と注目を集めた。一方で、大きな地震後の対応に追われる中での会見だけに、

「緊急時なんだから別に(間違っても)良いのでは?」
「ドンマイ官房長官、(略)ここはおおらかに」

と長官を擁護する意見もあった。

「マイカタちゃいますプロジェクト」

もっとも、枚方市が、市外の人から「マイカタ」市と誤読されてしまうことはよくあることのようで、市役所では2016年から「マイカタちゃいますプロジェクト」を始めていた。18年5月には、「マイカタ」と誤読する人と、正しく読める人の割合を調査し、都道府県ごとの分布図を作る新計画を公表。府外の人に、参加や調査協力を呼び掛ける内容を市公式サイトで明らかにした。誤読されることを逆手にとって、市の知名度を上げようという作戦だ。

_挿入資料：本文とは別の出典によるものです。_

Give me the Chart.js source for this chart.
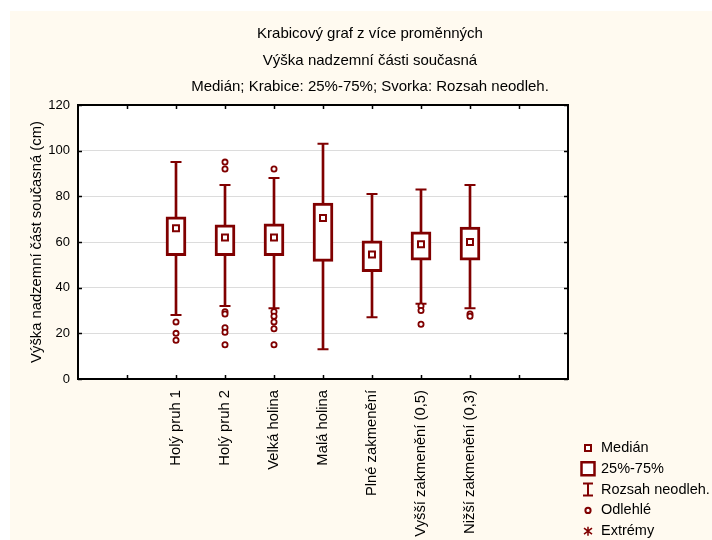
<!DOCTYPE html>
<html>
<head>
<meta charset="utf-8">
<script src="https://cdn.jsdelivr.net/npm/chart.js@4"></script>
<style>
  html, body { margin: 0; padding: 0; background: #fff; }
  #wrap { width: 712px; height: 540px; }
</style>
</head>
<body>
<div id="wrap"><canvas id="boxChart" width="712" height="540"></canvas></div>
<script>
const categories = ['Holý pruh 1', 'Holý pruh 2', 'Velká holina', 'Malá holina',
  'Plné zakmenění', 'Vyšší zakmenění (0,5)', 'Nižší zakmenění (0,3)'];

// whisker ends, quartiles and medians (cm)
const whiskerLow = [28, 32, 31, 13, 27, 33, 31];
const q1 = [54, 54, 54, 51.5, 47, 52, 52];
const medians = [66, 62, 62, 70.5, 54.5, 59, 60];
const q3 = [71, 67.5, 68, 77, 60.5, 64.5, 66.5];
const whiskerHigh = [95, 85, 88, 103, 81, 83, 85];

const outliers = [
  [25, 20, 17],
  [95, 92, 29.5, 28.5, 22.5, 20.5, 15],
  [92, 29.5, 27.5, 25, 22, 15],
  [],
  [],
  [32, 30, 24],
  [28.5, 27.5]
];
const extremes = [[], [], [], [], [], [], []];

const yTicks = [0, 20, 40, 60, 80, 100, 120];
const titleLines = ['Krabicový graf z více proměnných', 'Výška nadzemní části současná',
  'Medián; Krabice: 25%-75%; Svorka: Rozsah neodleh.'];
const legendLabels = ['Medián', '25%-75%', 'Rozsah neodleh.', 'Odlehlé', 'Extrémy'];
const yTitle = 'Výška nadzemní část současná (cm)';

// two empty slots on each side of the categories
const xLabels = ['', '', ...categories, '', ''];

const RED = '#800000';
const FONT = "'Liberation Sans', Arial, sans-serif";

const pts = (arr) => arr.map((v, i) => ({ x: categories[i], y: v }));
const ranges = (lo, hi) => lo.map((v, i) => ({ x: categories[i], y: [v, hi[i]] }));
const listPts = (lists) => lists.flatMap((l, i) => l.map(v => ({ x: categories[i], y: v })));

const backdrop = {
  id: 'backdrop',
  beforeDraw(chart) {
    const { ctx, chartArea: a } = chart;
    ctx.save();
    ctx.fillStyle = '#ffffff';
    ctx.fillRect(0, 0, chart.width, chart.height);
    ctx.fillStyle = '#fffaf0';
    ctx.fillRect(10, 11, chart.width - 10, chart.height - 11);
    ctx.fillStyle = '#ffffff';
    ctx.fillRect(a.left, a.top, a.right - a.left, a.bottom - a.top);
    ctx.restore();
  }
};

const frame = {
  id: 'frame',
  afterDraw(chart) {
    const { ctx, chartArea: a, scales } = chart;
    ctx.save();
    ctx.strokeStyle = '#000';
    ctx.lineWidth = 1.5;
    ctx.beginPath();
    yTicks.forEach(v => {
      const y = Math.round(scales.y.getPixelForValue(v)) + 0.5;
      ctx.moveTo(a.left, y); ctx.lineTo(a.left + 4, y);
      ctx.moveTo(a.right, y); ctx.lineTo(a.right - 4, y);
    });
    for (let i = 1; i < xLabels.length - 1; i++) {
      const x = Math.round(scales.x.getPixelForValue(i)) + 0.5;
      ctx.moveTo(x, a.top); ctx.lineTo(x, a.top + 4);
      ctx.moveTo(x, a.bottom); ctx.lineTo(x, a.bottom - 4);
    }
    ctx.stroke();
    ctx.lineWidth = 2;
    ctx.strokeRect(a.left, a.top, a.right - a.left, a.bottom - a.top);

    // titles
    ctx.fillStyle = '#000';
    ctx.font = '15px ' + FONT;
    ctx.textAlign = 'center';
    ctx.textBaseline = 'middle';
    titleLines.forEach((t, i) => ctx.fillText(t, 370, 34 + i * 26.5));

    // legend
    const lx = 588, tx = 601;
    ctx.font = '14.5px ' + FONT;
    ctx.textAlign = 'left';
    ctx.strokeStyle = RED;
    legendLabels.forEach((t, i) => {
      const y = 448 + i * 20.8;
      ctx.fillStyle = '#000';
      ctx.fillText(t, tx, y);
      ctx.fillStyle = '#fff';
      ctx.lineWidth = 2;
      ctx.beginPath();
      if (i === 0) {
        ctx.rect(lx - 3, y - 3, 6, 6); ctx.fill(); ctx.stroke();
      } else if (i === 1) {
        ctx.lineWidth = 2.5;
        ctx.rect(lx - 6.5, y - 6.5, 13, 13); ctx.fill(); ctx.stroke();
      } else if (i === 2) {
        ctx.moveTo(lx, y - 6); ctx.lineTo(lx, y + 6);
        ctx.moveTo(lx - 5, y - 6); ctx.lineTo(lx + 5, y - 6);
        ctx.moveTo(lx - 5, y + 6); ctx.lineTo(lx + 5, y + 6);
        ctx.stroke();
      } else if (i === 3) {
        ctx.arc(lx, y, 2.6, 0, Math.PI * 2); ctx.fill(); ctx.stroke();
      } else {
        ctx.lineWidth = 1.5;
        ctx.moveTo(lx, y - 4.5); ctx.lineTo(lx, y + 4.5);
        ctx.moveTo(lx - 4, y - 3); ctx.lineTo(lx + 4, y + 3);
        ctx.moveTo(lx - 4, y + 3); ctx.lineTo(lx + 4, y - 3);
        ctx.stroke();
      }
    });
    ctx.restore();
  }
};

const ctx = document.getElementById('boxChart').getContext('2d');

new Chart(ctx, {
  type: 'bar',
  data: {
    labels: xLabels,
    datasets: [
      {
        label: 'Rozsah neodleh.',
        type: 'bar',
        data: ranges(whiskerLow, whiskerHigh),
        backgroundColor: RED,
        borderWidth: 0,
        barThickness: 2,
        grouped: false,
        order: 5
      },
      {
        label: '25%-75%',
        type: 'bar',
        data: ranges(q1, q3),
        backgroundColor: '#ffffff',
        borderColor: RED,
        borderWidth: 3,
        borderSkipped: false,
        barThickness: 20,
        grouped: false,
        order: 4
      },
      {
        label: 'caps',
        type: 'line',
        data: [...pts(whiskerLow), ...pts(whiskerHigh)],
        showLine: false,
        pointStyle: 'line',
        pointRadius: 5.5,
        pointBorderWidth: 2,
        pointBorderColor: RED,
        order: 3
      },
      {
        label: 'Odlehlé',
        type: 'line',
        data: listPts(outliers),
        showLine: false,
        pointStyle: 'circle',
        pointRadius: 2.6,
        pointBorderWidth: 1.8,
        pointBorderColor: RED,
        pointBackgroundColor: '#ffffff',
        order: 2
      },
      {
        label: 'Extrémy',
        type: 'line',
        data: listPts(extremes),
        showLine: false,
        pointStyle: 'star',
        pointRadius: 4,
        pointBorderColor: RED,
        order: 2
      },
      {
        label: 'Medián',
        type: 'line',
        data: pts(medians),
        showLine: false,
        pointStyle: 'rect',
        pointRadius: 4.2,
        pointBorderWidth: 2,
        pointBorderColor: RED,
        pointBackgroundColor: '#ffffff',
        order: 1
      }
    ]
  },
  options: {
    responsive: false,
    animation: false,
    events: [],
    layout: { padding: { left: 10, top: 105, right: 144, bottom: 0 } },
    plugins: {
      legend: { display: false },
      title: { display: false },
      tooltip: { enabled: false }
    },
    scales: {
      x: {
        type: 'category',
        offset: false,
        grid: { display: false, drawTicks: false },
        border: { display: false },
        ticks: {
          autoSkip: false,
          maxRotation: 90,
          minRotation: 90,
          padding: 11,
          color: '#000',
          font: { family: FONT, size: 14.8 }
        },
        afterFit(s) { s.height = 161; }
      },
      y: {
        min: 0,
        max: 120,
        grid: { color: '#dcdcdc', lineWidth: 1, drawTicks: false },
        border: { display: false },
        afterBuildTicks(s) { s.ticks = yTicks.map(v => ({ value: v })); },
        ticks: {
          padding: 8,
          color: '#000',
          font: { family: FONT, size: 13 }
        },
        title: {
          display: true,
          text: yTitle,
          color: '#000',
          font: { family: FONT, size: 14.8 },
          padding: { top: 18, bottom: 0 }
        },
        afterFit(s) { s.width = 68; }
      }
    }
  },
  plugins: [backdrop, frame]
});
</script>
</body>
</html>
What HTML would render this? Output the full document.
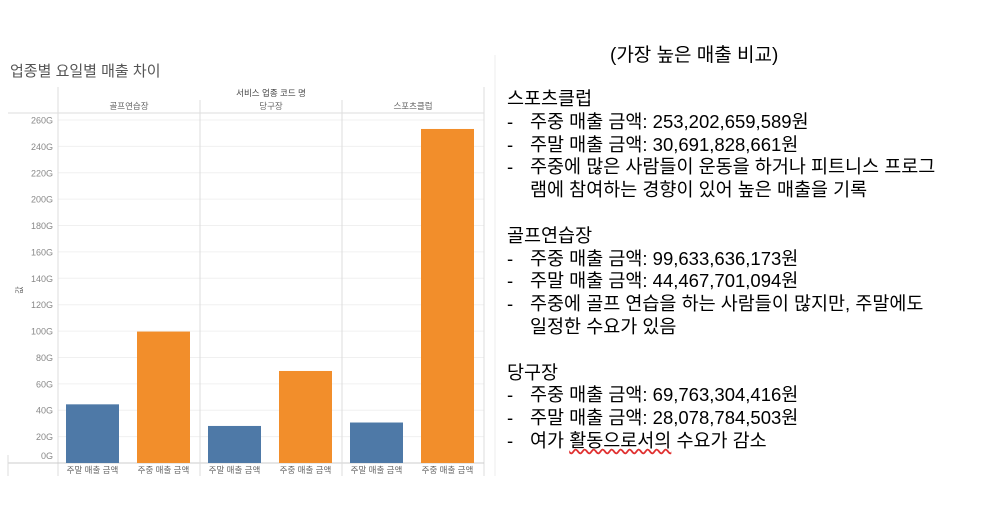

大阪府の北東部に位置する枚方市。これまでに、表紙に「マイカタちゃいます、枚方(ひらかた)です」と大書した市政要覧(2016年版)を作ったり、車の側面に同じ文言と地図が書かれたごみ収集車を稼働させたり、さまざまな活動を行っていた。こうした取り組みは、直前の6月15日にも朝日新聞デジタルで報じられたばかりだった。

枚方市公式ツイッターは今回の地震後、市内の上下水道の状況など地震関連情報を発信しているが、18日夕現在、菅長官による誤読への反応は示していない。